Мария промакнула ажурным рукавом платья глаза и, выдержав паузу, согласно кивнула. Ее вдруг охватило безотчетное сознание вины, словно она была ему чем-то кровным обязана и сейчас выслушивала вполне заслуженные упреки. Неволина, к своему удивлению, даже покраснела, и хотя в каюте в этот час было сумеречно и он не мог сего видеть, ей стало неловко, отчего чувство вины усилилось.
Она взяла его руку, прижала к своей груди:
– Глупый, бедненький мой, ты так и не понял женщин.
– Ну, куда уж мне… – съязвил он, высвободил ладонь, бросил в рот новую папиросу и чиркнул спичкой. – Я с великим трудом разобрался с лошадьми, а ты говоришь…
– Ты неисправим, Серж… – Неволина грустно усмехнулась. – Как всегда, верен себе. Опять изменил мне. Не можешь уступить даме даже в малом… Только гляди, не протри колени до дыр, когда ко мне на поклон поползешь. Впрочем, забудем… это никчемная лирика. Так каков твой план? Что я должна буду делать?
Алдонин поднялся со стула, скрестил на груди руки, посмотрел на напарницу сверху вниз.
– Охрану отвлечешь ты…
– Но…
– Не спорь, я сказал! Зов женщины сильнее приказа командира. Знаю я этих козлов со свистками… Они мало чем отличаются от армейских сапог. «Напра», «нале», «кругом арш» и равнение на бабу. Эти погонники смотрят на кирпич, а думают о п… Уверен, ты справишься. Теперь Барыкин. Этот уксус, как только вступил на трап, с бутылкой не расстается. Крепко сидит на стакане дядя, да я ему еще забубенного собутыльника подогнал. Он теперь до Нижнего света белого не увидит. Короче, он не в счет.
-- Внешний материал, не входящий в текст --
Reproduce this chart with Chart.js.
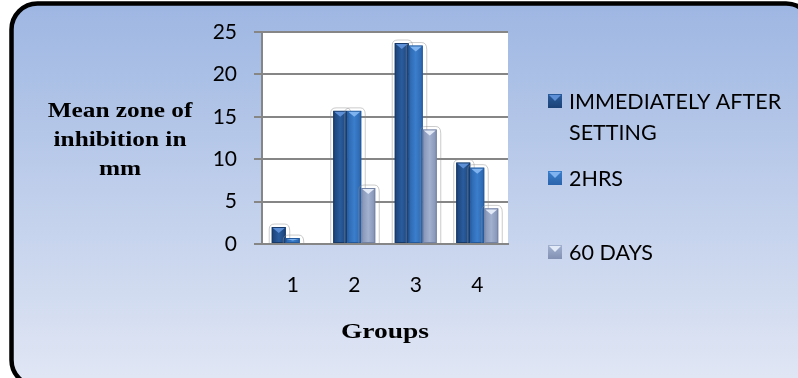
<!DOCTYPE html>
<html>
<head>
<meta charset="utf-8">
<script src="https://cdn.jsdelivr.net/npm/chart.js@4.4.0/dist/chart.umd.min.js"></script>
<style>
  html, body { margin: 0; padding: 0; background: #ffffff; overflow: hidden; }
  #wrap { width: 798px; height: 378px; position: relative; }
</style>
</head>
<body>
<div id="wrap"><canvas id="c" width="798" height="378"></canvas></div>
<script>
// Mean zone of inhibition (mm) per group, at three time points
const groups = ['1', '2', '3', '4'];
const seriesNames = ['IMMEDIATELY AFTER SETTING', '2HRS', '60 DAYS'];
const legendLines = [['IMMEDIATELY AFTER', 'SETTING'], ['2HRS'], ['60 DAYS']];
const immediately = [2.0, 15.7, 23.7, 9.6];
const twoHours = [0.7, 15.7, 23.4, 9.0];
const sixtyDays = [0, 6.6, 13.5, 4.2];
const yTicks = [0, 5, 10, 15, 20, 25];
const yTitleLines = ['Mean zone of', 'inhibition in', 'mm'];
const xTitle = 'Groups';

// bar palettes: [edge, middle, outline, bevel]
const palettes = [
  ['#1b4276', '#2a5c9d', '#173a69', '#5c8fd6'],
  ['#2a64ac', '#3b7ecb', '#245a9c', '#7fb3ef'],
  ['#8291b3', '#a3b1d0', '#7482a3', '#e2e9f7']
];

const SANS = 'Lato, "Open Sans", sans-serif';
const SERIF = '"Liberation Serif", "DejaVu Serif", serif';

const framePlugin = {
  id: 'frame',
  beforeDraw(chart) {
    const ctx = chart.ctx;
    const W = chart.width, H = chart.height;
    ctx.save();
    ctx.fillStyle = '#ffffff';
    ctx.fillRect(0, 0, W, H);
    // rounded panel; its right and bottom edges run past the canvas
    const x0 = 11.5, y0 = 3.5, x1 = 812, y1 = 386, r = 26;
    ctx.beginPath();
    ctx.moveTo(x0 + r, y0);
    ctx.lineTo(x1 - r, y0);
    ctx.arcTo(x1, y0, x1, y0 + r, r);
    ctx.lineTo(x1, y1 - r);
    ctx.arcTo(x1, y1, x1 - r, y1, r);
    ctx.lineTo(x0 + r, y1);
    ctx.arcTo(x0, y1, x0, y1 - r, r);
    ctx.lineTo(x0, y0 + r);
    ctx.arcTo(x0, y0, x0 + r, y0, r);
    ctx.closePath();
    const g = ctx.createLinearGradient(0, 0, 0, H);
    g.addColorStop(0, '#9db6e2');
    g.addColorStop(1, '#e0e6f4');
    ctx.fillStyle = g;
    ctx.fill();
    ctx.lineWidth = 4.5;
    ctx.strokeStyle = '#000000';
    ctx.stroke();
    // white plotting area
    const a = chart.chartArea;
    ctx.fillStyle = '#ffffff';
    ctx.fillRect(a.left, a.top, a.right - a.left, a.bottom - a.top);
    ctx.restore();
  }
};

function shadeBar(ctx, x, w, top, bottom, pal) {
  // faint soft outline around the bar top
  ctx.strokeStyle = 'rgba(140,140,140,0.45)';
  ctx.lineWidth = 1;
  ctx.beginPath();
  ctx.moveTo(x - 2.5, bottom);
  ctx.lineTo(x - 2.5, top + 2);
  ctx.quadraticCurveTo(x - 2.5, top - 3, x + 3, top - 3);
  ctx.lineTo(x + w - 1, top - 3);
  ctx.quadraticCurveTo(x + w + 4, top - 3, x + w + 4, top + 4);
  ctx.lineTo(x + w + 4, bottom);
  ctx.stroke();

  const g = ctx.createLinearGradient(x, 0, x + w, 0);
  g.addColorStop(0, pal[0]);
  g.addColorStop(0.5, pal[1]);
  g.addColorStop(1, pal[0]);
  ctx.fillStyle = g;
  ctx.fillRect(x, top, w, bottom - top);
  ctx.strokeStyle = pal[2];
  ctx.lineWidth = 1;
  ctx.strokeRect(x + 0.5, top + 0.5, w - 1, bottom - top - 1);
  // bevelled top face
  const th = Math.min(6, (bottom - top) / 2);
  if (th > 1) {
    ctx.fillStyle = pal[3];
    ctx.beginPath();
    ctx.moveTo(x + 1, top + 1);
    ctx.lineTo(x + w - 1, top + 1);
    ctx.lineTo(x + w / 2, top + th);
    ctx.closePath();
    ctx.fill();
  }
}

const shadePlugin = {
  id: 'shade',
  afterDatasetsDraw(chart) {
    const ctx = chart.ctx;
    ctx.save();
    chart.data.datasets.forEach((ds, i) => {
      const meta = chart.getDatasetMeta(i);
      meta.data.forEach(bar => {
        const p = bar.getProps(['x', 'y', 'base', 'width'], true);
        if (p.base - p.y < 0.5) return;
        shadeBar(ctx, p.x - p.width / 2, p.width, p.y, p.base, palettes[i]);
      });
    });
    ctx.restore();
  }
};

const textPlugin = {
  id: 'texts',
  afterDraw(chart) {
    const ctx = chart.ctx;
    ctx.save();
    ctx.fillStyle = '#000000';
    // vertical-axis title, three centred lines
    ctx.font = 'bold 22px ' + SERIF;
    ctx.textAlign = 'center';
    ctx.textBaseline = 'alphabetic';
    yTitleLines.forEach((line, k) => {
      ctx.save();
      ctx.translate(120, 117 + k * 29);
      ctx.scale(1.15, 1);
      ctx.fillText(line, 0, 0);
      ctx.restore();
    });
    // horizontal-axis title
    const a = chart.chartArea;
    ctx.save();
    ctx.translate((a.left + a.right) / 2, 338);
    ctx.scale(1.25, 1);
    ctx.fillText(xTitle, 0, 0);
    ctx.restore();
    // legend
    const rows = [109, 186, 260];
    ctx.font = '21.5px ' + SANS;
    ctx.textAlign = 'left';
    chart.data.datasets.forEach((ds, i) => {
      const base = rows[i];
      const pal = palettes[i];
      const sx = 548, sy = base - 15, s = 14;
      const g = ctx.createLinearGradient(0, sy, 0, sy + s);
      g.addColorStop(0, pal[1]);
      g.addColorStop(1, pal[0]);
      ctx.fillStyle = g;
      ctx.fillRect(sx, sy, s, s);
      ctx.fillStyle = pal[3];
      ctx.beginPath();
      ctx.moveTo(sx + 1, sy + 1);
      ctx.lineTo(sx + s - 1, sy + 1);
      ctx.lineTo(sx + s / 2, sy + s / 2);
      ctx.closePath();
      ctx.fill();
      ctx.fillStyle = '#000000';
      legendLines[i].forEach((t, k) => ctx.fillText(t, 569, base + k * 31));
    });
    ctx.restore();
  }
};

const gridGray = '#868686';

new Chart(document.getElementById('c'), {
  type: 'bar',
  data: {
    labels: groups,
    datasets: [
      { label: seriesNames[0], data: immediately, backgroundColor: 'rgba(0,0,0,0)' },
      { label: seriesNames[1], data: twoHours, backgroundColor: 'rgba(0,0,0,0)' },
      { label: seriesNames[2], data: sixtyDays, backgroundColor: 'rgba(0,0,0,0)' }
    ]
  },
  options: {
    responsive: false,
    animation: false,
    devicePixelRatio: 1,
    layout: { padding: { left: 200, right: 290, top: 32, bottom: 0 } },
    datasets: { bar: { categoryPercentage: 0.683, barPercentage: 1.0, borderWidth: 0 } },
    plugins: { legend: { display: false }, tooltip: { enabled: false }, title: { display: false } },
    scales: {
      x: {
        grid: { display: false, drawTicks: false },
        border: { display: true, color: gridGray, width: 2 },
        ticks: { color: '#000', font: { family: SANS, size: 21 }, padding: 29 },
        afterFit(s) { s.height = 134; }
      },
      y: {
        min: 0, max: 25,
        afterBuildTicks(s) { s.ticks = yTicks.map(v => ({ value: v })); },
        grid: { color: gridGray, lineWidth: 2, tickLength: 8, drawTicks: true },
        border: { display: true, color: gridGray, width: 2 },
        ticks: { color: '#000', font: { family: SANS, size: 21 }, padding: 17 },
        afterFit(s) { s.width = 62; }
      }
    }
  },
  plugins: [framePlugin, shadePlugin, textPlugin]
});
</script>
</body>
</html>
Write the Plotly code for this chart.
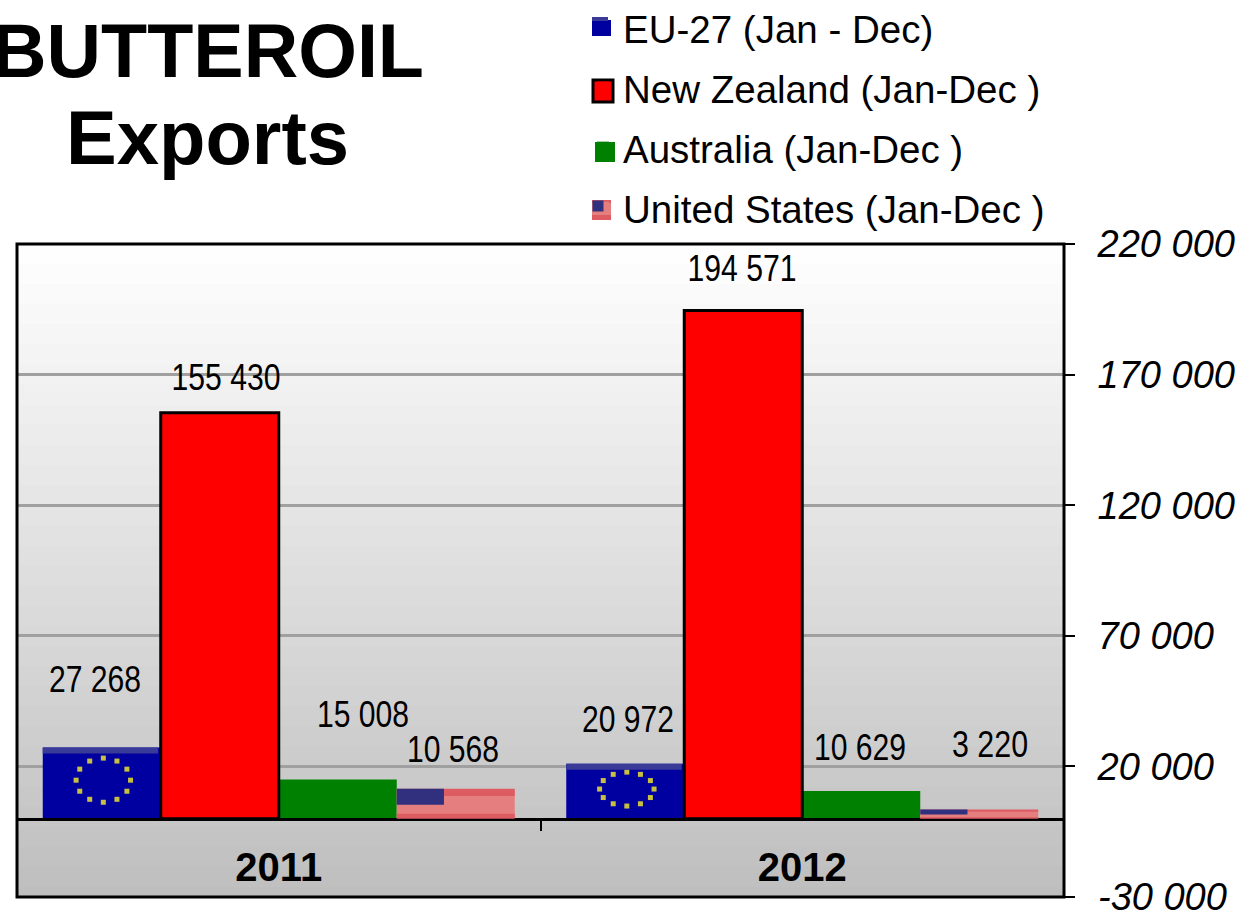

– Они все вооружены, Серж…
– Ничего… пуля на пулю, баш на баш. – Взгляд Алдонина замер, глаза мстительно сузились.
– Угости пахитоской…
Мария судорожно запалила спичку, жадно, через кашель, затянулась, затем еще и еще. «Господи, что он задумал? Это же кровь… Пожизненная каторга… Но он прежде клялся, что ни разу не убил человека. И я… верю ему… Пока верю». Плечи Неволиной передернуло. Она тщетно старалась сама себе доказать невиновность своего любовника. Ей это вдруг стало крайне необходимо и жизненно важно.
– Но это кровь… – глядя ему в глаза, уже вслух повторила она. – Ты же сам говорил мне…
– Откуда ты знаешь, как было на каторге? Свечку держала?
– Так… ты решился? – Марьюшка впилась в него глазами.
– За такие деньжищи… и поп в Боге усомнится. Но ты не думай, я не какой-нибудь конченый «хам» или «глот», который за занюханую пайку «плесом бьет»24 барачному куму. И кровушки я не жажду. Мне лишние «заворожки» не нужны… Что я, «волынщик», дешевую бучу затирать? Ну так ведь карты… могут наискось лечь.